En seltsames Gefühl wenn man darüber nachdenkt
Ich bin ja öfters in Museen, inzwischen mehr hinter den Kulissen, also in Magazinen, als vor Vitrinen stehend. Ich habe im vergangenen Jahr Breitsaxe und Spatha mit einem Alter von 1300 Jahren in der Hand gehabt. Ich habe Fibeln zwischenden Fingern hin und her gleiten lassen um sie von allen Seiten zu betrachten, hab Gefäße und Töpfe in der Hand gehabt. Habe Lanzenspitzen in die Tüllen geschaut und war erstaunt wie klein deren Tüllendurchmesser ist.
Jetzt hab ich mal so darüber nachgedacht und es ist schon ein bisschen komisch, die Waffen die ich in der Hand hielt wurden einst zum Töten gefertigt, möglicherweise haben sie auch getötet. Menschen starben durch sie und heute nimmt man sie in die Hand oder schaut sie an und denkt so direkt garnicht daran. Man kennt sowas ja als Replik oder Schaukampfversion die man zuhause hat und weiß das die eigentlich nicht dazu gedacht sind zu töten. Aber an diesen Stücken klebt Blut! Menschen gingen daran zugrunde, Familien wurden zerissen.
Oder die Fibeln, was würden sie erzählen? Sie waren vielleicht im Besitzt eines Meiers, eines Verwalters im Fiskus der Pfalz, beim Ausritt löste sich die dünne Nadelrast weil sich der Rechteckmantel in einer Hecke verfing und die Bänder mit denen er geschlossen war zu starken Zug darauf ausübten. Sie war dem Besitzer sicher wertvoll, vielleicht hat er noch danach gesucht. Oder aber sie war schon aus der Mode, der Schmelz herausgebrochen und der Besitzer warf sie achtlos fort…
Die Krüge, waren sie Müll, oder war eine Frau auf dem Weg zum Feld um ihrem Mann Bier und Brot zu bringen? Stürzte sie dabei und der Krug ging zu Bruch? Bekam sie ärger?

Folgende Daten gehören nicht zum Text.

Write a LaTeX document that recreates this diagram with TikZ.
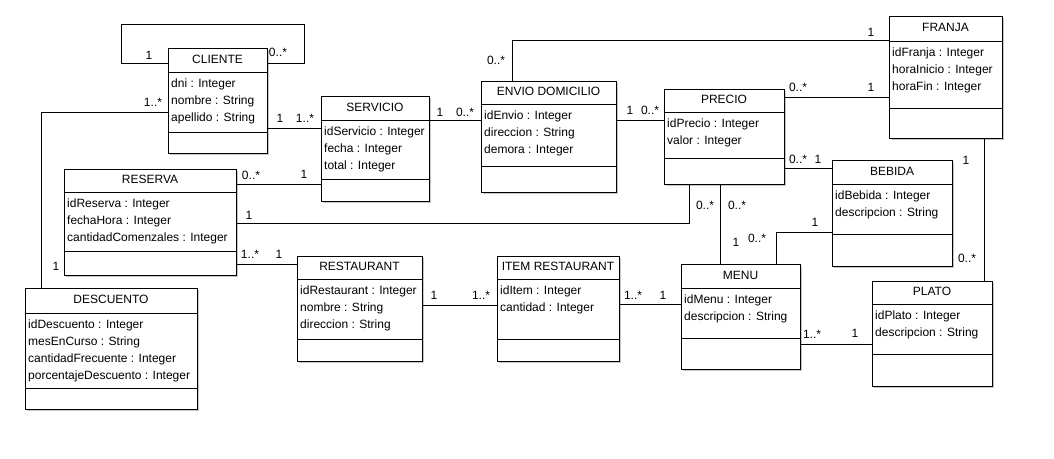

Wieviele Geschichten, Erlebnisse hinter diesen Stücken stecken mögen? Welche Schicksale, Freude und Trauer mit ihnen wohl verbunden waren? Wir werden es nie wissen.
Es gab vor Jahren mal eine kurze Notiz in der Zeitung, laut der man eine Werkstatt in der Nähe der Athener Akropolis ausgegraben habe, in der offenbar einige der Kunstwerke des Parthenon-Tempels angefertigt wurde. Darin seien unter anderem die Scherben von Trinkschalen gefunden worden, auf deren die Arbeiter ihre Namen geschrieben hatten. Und eine Schale trug tatsächlich den Namen „Pheidias“. – Klingt wahrscheinlich blöd, aber als ich das gelesen habe, hätte ich heulen können. Das ist, als würde dir ein Mensch zuzwinkern, durch zwei Jahrtausende hinweg.
Ja, aber genau ist das! Ich bin ja auch so ein Weichei 😉 Wenn du, wie bei Phidias noch biographische Informationen hast (egal ob das jetzt dieser Phidias war oder ein anderer) und dann ist das als würde das Stück zu Dir sprechen.
Bei dem Kram den ich in der Hand hatte wars leider (oder zum Glück?) nur ein Flüstern.
Dazu fallen mir nur Zeitreisen ein – mein wohl immer unerfüllter, kindischer Traum.
Als „billiger“ Ersatz dafür, muss Reenactment herhalten 🙂
Zumindest der Gedanken bei zerbrochener Keramik kam mir auch schon öfter. Wenn man sich überlegt, dass man sich schon ärgert, wenn einem die billige Tasse aus dem Möbelhaus kaputt geht und dann weiterdenkt, dass man in der Vergangenheit selbst richtig Arbeit für die Herstellung von Gefäßen leisten musste, dann frage ich mich, wieviele böse Worte im Laufe der Geschichte wohl gefallen sind, nur weil Keramik zersprungen ist.
Und wie immer freut sich der Archäologe, weil ihm ein Unglück in der Vergangenheit etwas über genau diese erzählt.